Beyond Retries: How modern engineering teams build software that survives failure

Failures are no longer exceptions in modern software architectures; they’re a constant reality. Today’s distributed systems span microservices, queues, third-party APIs, AI agents, and human approvals, with each hop introducing new ways to partially succeed, silently stall, or trigger duplicate side effects. Reliability tactics such as retries, idempotency, backfills, and compensating actions can help, but many developers still stitch them together by hand. That pushes operational complexity into application code and creates blind spots that often surface only at scale.

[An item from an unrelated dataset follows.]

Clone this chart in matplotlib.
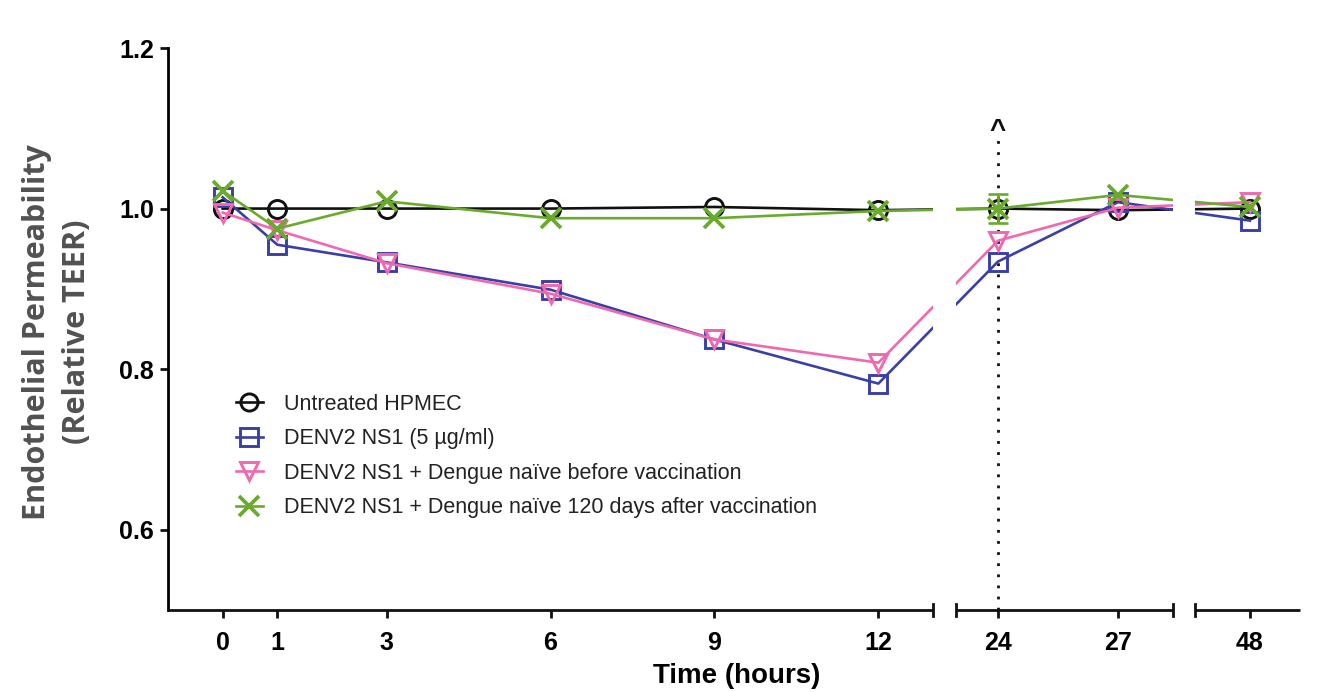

A fundamental shift is underway: teams are moving from reactive reliability, where failure handling is improvised around the application, to failure-oblivious system design, where the platform preserves execution state and makes recovery a built-in part of how systems operate. This shift is enabled by Durable Execution — the ability for applications to resume precisely after disruption, without duplicating work or losing context.

This report maps that industry transition and shows how engineering leaders are using Durable Execution to reduce downtime risk, shrink infrastructure glue code, and gain end-to-end visibility across distributed steps. For teams building long-running workflows, multiagent systems, and mission-critical processes, the shift is not away from retries, compensation, or orchestration, but away from having to construct those mechanisms from raw ingredients each time.